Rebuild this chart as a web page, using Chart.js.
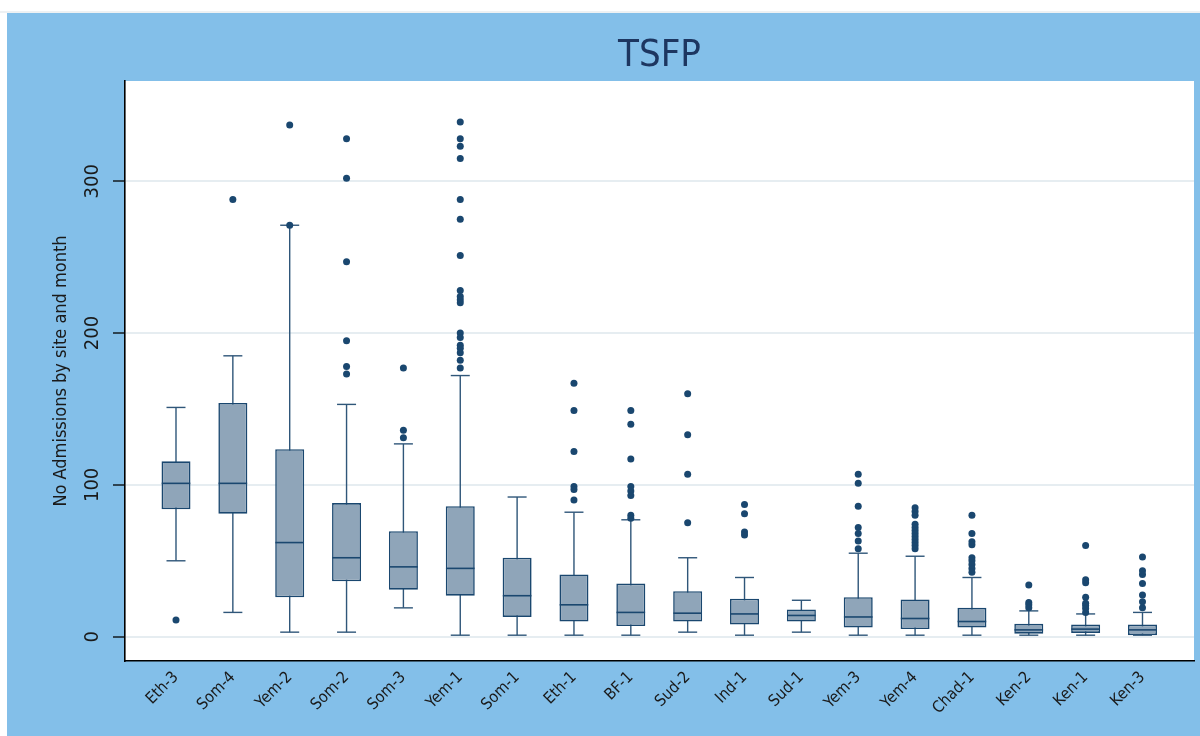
<!DOCTYPE html>
<html>
<head>
<meta charset="utf-8">
<script src="https://cdn.jsdelivr.net/npm/chart.js@4.4.1/dist/chart.umd.min.js"></script>
<style>
  html, body { margin: 0; padding: 0; background: #ffffff; }
  canvas { display: block; }
</style>
</head>
<body>
<canvas id="chart" width="1200" height="736"></canvas>
<script>
// Monthly TSFP admissions per site: box plot summary
const titleText = 'TSFP';
const yAxisTitle = 'No Admissions by site and month';

const sites = ['Eth-3', 'Som-4', 'Yem-2', 'Som-2', 'Som-3', 'Yem-1', 'Som-1', 'Eth-1', 'BF-1',
               'Sud-2', 'Ind-1', 'Sud-1', 'Yem-3', 'Yem-4', 'Chad-1', 'Ken-2', 'Ken-1', 'Ken-3'];

const yTicks = [0, 100, 200, 300];

const lowerWhisker = [50, 16, 3, 3, 19, 1, 1, 1, 1, 3, 1, 3, 1, 1, 1, 1, 1, 1];
const q1           = [84, 81, 26, 36.5, 31, 27, 13, 10, 7, 10, 8, 10, 6, 5, 6, 2, 2.5, 1];
const median       = [101, 101, 62, 52, 46, 45, 27, 21, 16, 15.5, 15, 14, 13, 12, 10, 4.5, 5, 4.5];
const q3           = [115.5, 154, 123.5, 88, 69.5, 86, 52, 41, 35, 30, 25, 18, 26, 24.5, 19, 8.5, 8, 8];
const upperWhisker = [151, 185, 271, 153, 127, 172, 92, 82, 77, 52, 39, 24, 55, 53, 39, 17, 15, 16];

const outliers = [
  [11],
  [288],
  [337, 271],
  [328, 302, 247, 195, 178, 173],
  [177, 136, 131],
  [339, 328, 323, 315, 288, 275, 251, 228, 224, 222, 220, 200, 197, 192, 190, 187, 182, 177],
  [],
  [167, 149, 122, 99, 97, 90],
  [149, 140, 117, 99, 96, 93, 80, 78],
  [160, 133, 107, 75],
  [87, 81, 69, 67],
  [],
  [107, 101, 86, 72, 68, 63, 58],
  [85, 82.5, 80, 74, 72, 70, 68, 66, 64, 62, 60, 58],
  [80, 68, 62.5, 60.5, 52, 50, 47.5, 45, 42.5],
  [34, 22.5, 21, 19],
  [60, 37.5, 35.5, 26, 22, 20.5, 18.5, 16],
  [52.5, 43.5, 41, 35, 27.5, 23, 19]
];

const FONT = "'Liberation Sans Narrow', 'DejaVu Sans Condensed', 'Roboto Condensed', 'Open Sans', sans-serif";
const NAVY = '#1a476f';
const WHISKER = '#2f5679';
const BOX_FILL = '#8fa5b9';
const OUTER_BG = '#83bfe9';

// Derived point sets for the chart layers
const boxes = sites.map((s, i) => ({ x: i, y: [q1[i], q3[i]] }));
const medians = sites.map((s, i) => ({ x: i, y: median[i] }));
const whiskerPath = [];
sites.forEach((s, i) => {
  whiskerPath.push({ x: i, y: lowerWhisker[i] }, { x: i, y: upperWhisker[i] }, { x: i, y: null });
});
const caps = sites.flatMap((s, i) => [{ x: i, y: lowerWhisker[i] }, { x: i, y: upperWhisker[i] }]);
const outlierPoints = outliers.flatMap((vals, i) => vals.map(v => ({ x: i, y: v })));

// Page frame: light strip, blue outer region, white plot region
const framePlugin = {
  id: 'frame',
  beforeDraw(chart) {
    const { ctx, chartArea: a } = chart;
    ctx.save();
    ctx.fillStyle = '#ffffff';
    ctx.fillRect(0, 0, chart.width, chart.height);
    ctx.fillStyle = '#eef1f3';
    ctx.fillRect(0, 11, chart.width, 2);
    ctx.fillStyle = OUTER_BG;
    ctx.fillRect(7, 13, chart.width - 7, chart.height - 13);
    ctx.fillStyle = '#ffffff';
    ctx.fillRect(a.left, a.top, a.right - a.left, a.bottom - a.top);
    ctx.restore();
  }
};

// Title centred over the plot region
const plotTitlePlugin = {
  id: 'plotTitle',
  afterDraw(chart) {
    const { ctx, chartArea: a } = chart;
    ctx.save();
    ctx.font = `38px ${FONT}`;
    ctx.fillStyle = '#1d3660';
    ctx.textAlign = 'center';
    ctx.textBaseline = 'middle';
    ctx.fillText(titleText, (a.left + a.right) / 2, 56);
    ctx.restore();
  }
};

new Chart(document.getElementById('chart'), {
  type: 'bar',
  data: {
    datasets: [
      {
        type: 'line',
        data: whiskerPath,
        borderColor: WHISKER,
        borderWidth: 1.4,
        pointRadius: 0,
        spanGaps: false,
        order: 4
      },
      {
        type: 'bar',
        data: boxes,
        backgroundColor: BOX_FILL,
        borderColor: NAVY,
        borderWidth: 1.6,
        borderSkipped: false,
        grouped: false,
        maxBarThickness: 29,
        order: 3
      },
      {
        type: 'scatter',
        data: medians,
        pointStyle: 'line',
        pointRadius: 14.3,
        borderColor: NAVY,
        pointBorderWidth: 1.6,
        order: 2
      },
      {
        type: 'scatter',
        data: caps,
        pointStyle: 'line',
        pointRadius: 9.5,
        borderColor: WHISKER,
        pointBorderWidth: 1.4,
        order: 2
      },
      {
        type: 'scatter',
        data: outlierPoints,
        pointStyle: 'circle',
        pointRadius: 3.5,
        backgroundColor: NAVY,
        borderWidth: 0,
        pointBorderWidth: 0,
        order: 1
      }
    ]
  },
  options: {
    responsive: false,
    animation: false,
    events: [],
    devicePixelRatio: 1,
    layout: { autoPadding: false, padding: { top: 81, right: 6, left: 0, bottom: 0 } },
    plugins: {
      legend: { display: false },
      tooltip: { enabled: false },
      title: { display: false }
    },
    scales: {
      x: {
        type: 'linear',
        offset: false,
        min: -0.897,
        max: 17.906,
        afterBuildTicks: scale => { scale.ticks = sites.map((s, i) => ({ value: i })); },
        afterFit: scale => {
          scale.height = 75;
          scale.paddingLeft = 0;
          scale.paddingRight = 0;
        },
        grid: { display: false, drawTicks: false, offset: false },
        border: { display: true, color: '#000000', width: 1.6 },
        ticks: {
          autoSkip: false,
          minRotation: 45,
          maxRotation: 45,
          padding: 7,
          color: '#1a1a1a',
          font: { family: FONT, size: 16 },
          callback: value => sites[value]
        }
      },
      y: {
        type: 'linear',
        min: -16,
        max: 366,
        afterBuildTicks: scale => { scale.ticks = yTicks.map(v => ({ value: v })); },
        afterFit: scale => {
          scale.width = 125;
          scale.paddingTop = 0;
          scale.paddingBottom = 0;
        },
        grid: {
          color: '#e6edf1',
          lineWidth: 2,
          drawTicks: true,
          tickLength: 12,
          tickColor: '#000000',
          tickWidth: 1.3
        },
        border: { display: true, color: '#000000', width: 1.6 },
        ticks: {
          minRotation: 90,
          maxRotation: 90,
          crossAlign: 'center',
          padding: 3,
          color: '#1a1a1a',
          font: { family: FONT, size: 20 }
        },
        title: {
          display: true,
          text: yAxisTitle,
          color: '#1a1a1a',
          font: { family: FONT, size: 18 },
          padding: { top: 51, bottom: 0 }
        }
      }
    }
  },
  plugins: [framePlugin, plotTitlePlugin]
});
</script>
</body>
</html>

• _Aim_
Except for the pictures, print the data above exactly.

• _Solution_
Rebuild this chart as a web page, using Chart.js.
<!DOCTYPE html>
<html>
<head>
<meta charset="utf-8">
<script src="https://cdn.jsdelivr.net/npm/chart.js@4.4.1/dist/chart.umd.min.js"></script>
<style>
  html, body { margin: 0; padding: 0; background: #ffffff; }
  canvas { display: block; }
</style>
</head>
<body>
<canvas id="chart" width="1200" height="736"></canvas>
<script>
// Monthly TSFP admissions per site: box plot summary
const titleText = 'TSFP';
const yAxisTitle = 'No Admissions by site and month';

const sites = ['Eth-3', 'Som-4', 'Yem-2', 'Som-2', 'Som-3', 'Yem-1', 'Som-1', 'Eth-1', 'BF-1',
               'Sud-2', 'Ind-1', 'Sud-1', 'Yem-3', 'Yem-4', 'Chad-1', 'Ken-2', 'Ken-1', 'Ken-3'];

const yTicks = [0, 100, 200, 300];

const lowerWhisker = [50, 16, 3, 3, 19, 1, 1, 1, 1, 3, 1, 3, 1, 1, 1, 1, 1, 1];
const q1           = [84, 81, 26, 36.5, 31, 27, 13, 10, 7, 10, 8, 10, 6, 5, 6, 2, 2.5, 1];
const median       = [101, 101, 62, 52, 46, 45, 27, 21, 16, 15.5, 15, 14, 13, 12, 10, 4.5, 5, 4.5];
const q3           = [115.5, 154, 123.5, 88, 69.5, 86, 52, 41, 35, 30, 25, 18, 26, 24.5, 19, 8.5, 8, 8];
const upperWhisker = [151, 185, 271, 153, 127, 172, 92, 82, 77, 52, 39, 24, 55, 53, 39, 17, 15, 16];

const outliers = [
  [11],
  [288],
  [337, 271],
  [328, 302, 247, 195, 178, 173],
  [177, 136, 131],
  [339, 328, 323, 315, 288, 275, 251, 228, 224, 222, 220, 200, 197, 192, 190, 187, 182, 177],
  [],
  [167, 149, 122, 99, 97, 90],
  [149, 140, 117, 99, 96, 93, 80, 78],
  [160, 133, 107, 75],
  [87, 81, 69, 67],
  [],
  [107, 101, 86, 72, 68, 63, 58],
  [85, 82.5, 80, 74, 72, 70, 68, 66, 64, 62, 60, 58],
  [80, 68, 62.5, 60.5, 52, 50, 47.5, 45, 42.5],
  [34, 22.5, 21, 19],
  [60, 37.5, 35.5, 26, 22, 20.5, 18.5, 16],
  [52.5, 43.5, 41, 35, 27.5, 23, 19]
];

const FONT = "'Liberation Sans Narrow', 'DejaVu Sans Condensed', 'Roboto Condensed', 'Open Sans', sans-serif";
const NAVY = '#1a476f';
const WHISKER = '#2f5679';
const BOX_FILL = '#8fa5b9';
const OUTER_BG = '#83bfe9';

// Derived point sets for the chart layers
const boxes = sites.map((s, i) => ({ x: i, y: [q1[i], q3[i]] }));
const medians = sites.map((s, i) => ({ x: i, y: median[i] }));
const whiskerPath = [];
sites.forEach((s, i) => {
  whiskerPath.push({ x: i, y: lowerWhisker[i] }, { x: i, y: upperWhisker[i] }, { x: i, y: null });
});
const caps = sites.flatMap((s, i) => [{ x: i, y: lowerWhisker[i] }, { x: i, y: upperWhisker[i] }]);
const outlierPoints = outliers.flatMap((vals, i) => vals.map(v => ({ x: i, y: v })));

// Page frame: light strip, blue outer region, white plot region
const framePlugin = {
  id: 'frame',
  beforeDraw(chart) {
    const { ctx, chartArea: a } = chart;
    ctx.save();
    ctx.fillStyle = '#ffffff';
    ctx.fillRect(0, 0, chart.width, chart.height);
    ctx.fillStyle = '#eef1f3';
    ctx.fillRect(0, 11, chart.width, 2);
    ctx.fillStyle = OUTER_BG;
    ctx.fillRect(7, 13, chart.width - 7, chart.height - 13);
    ctx.fillStyle = '#ffffff';
    ctx.fillRect(a.left, a.top, a.right - a.left, a.bottom - a.top);
    ctx.restore();
  }
};

// Title centred over the plot region
const plotTitlePlugin = {
  id: 'plotTitle',
  afterDraw(chart) {
    const { ctx, chartArea: a } = chart;
    ctx.save();
    ctx.font = `38px ${FONT}`;
    ctx.fillStyle = '#1d3660';
    ctx.textAlign = 'center';
    ctx.textBaseline = 'middle';
    ctx.fillText(titleText, (a.left + a.right) / 2, 56);
    ctx.restore();
  }
};

new Chart(document.getElementById('chart'), {
  type: 'bar',
  data: {
    datasets: [
      {
        type: 'line',
        data: whiskerPath,
        borderColor: WHISKER,
        borderWidth: 1.4,
        pointRadius: 0,
        spanGaps: false,
        order: 4
      },
      {
        type: 'bar',
        data: boxes,
        backgroundColor: BOX_FILL,
        borderColor: NAVY,
        borderWidth: 1.6,
        borderSkipped: false,
        grouped: false,
        maxBarThickness: 29,
        order: 3
      },
      {
        type: 'scatter',
        data: medians,
        pointStyle: 'line',
        pointRadius: 14.3,
        borderColor: NAVY,
        pointBorderWidth: 1.6,
        order: 2
      },
      {
        type: 'scatter',
        data: caps,
        pointStyle: 'line',
        pointRadius: 9.5,
        borderColor: WHISKER,
        pointBorderWidth: 1.4,
        order: 2
      },
      {
        type: 'scatter',
        data: outlierPoints,
        pointStyle: 'circle',
        pointRadius: 3.5,
        backgroundColor: NAVY,
        borderWidth: 0,
        pointBorderWidth: 0,
        order: 1
      }
    ]
  },
  options: {
    responsive: false,
    animation: false,
    events: [],
    devicePixelRatio: 1,
    layout: { autoPadding: false, padding: { top: 81, right: 6, left: 0, bottom: 0 } },
    plugins: {
      legend: { display: false },
      tooltip: { enabled: false },
      title: { display: false }
    },
    scales: {
      x: {
        type: 'linear',
        offset: false,
        min: -0.897,
        max: 17.906,
        afterBuildTicks: scale => { scale.ticks = sites.map((s, i) => ({ value: i })); },
        afterFit: scale => {
          scale.height = 75;
          scale.paddingLeft = 0;
          scale.paddingRight = 0;
        },
        grid: { display: false, drawTicks: false, offset: false },
        border: { display: true, color: '#000000', width: 1.6 },
        ticks: {
          autoSkip: false,
          minRotation: 45,
          maxRotation: 45,
          padding: 7,
          color: '#1a1a1a',
          font: { family: FONT, size: 16 },
          callback: value => sites[value]
        }
      },
      y: {
        type: 'linear',
        min: -16,
        max: 366,
        afterBuildTicks: scale => { scale.ticks = yTicks.map(v => ({ value: v })); },
        afterFit: scale => {
          scale.width = 125;
          scale.paddingTop = 0;
          scale.paddingBottom = 0;
        },
        grid: {
          color: '#e6edf1',
          lineWidth: 2,
          drawTicks: true,
          tickLength: 12,
          tickColor: '#000000',
          tickWidth: 1.3
        },
        border: { display: true, color: '#000000', width: 1.6 },
        ticks: {
          minRotation: 90,
          maxRotation: 90,
          crossAlign: 'center',
          padding: 3,
          color: '#1a1a1a',
          font: { family: FONT, size: 20 }
        },
        title: {
          display: true,
          text: yAxisTitle,
          color: '#1a1a1a',
          font: { family: FONT, size: 18 },
          padding: { top: 51, bottom: 0 }
        }
      }
    }
  },
  plugins: [framePlugin, plotTitlePlugin]
});
</script>
</body>
</html>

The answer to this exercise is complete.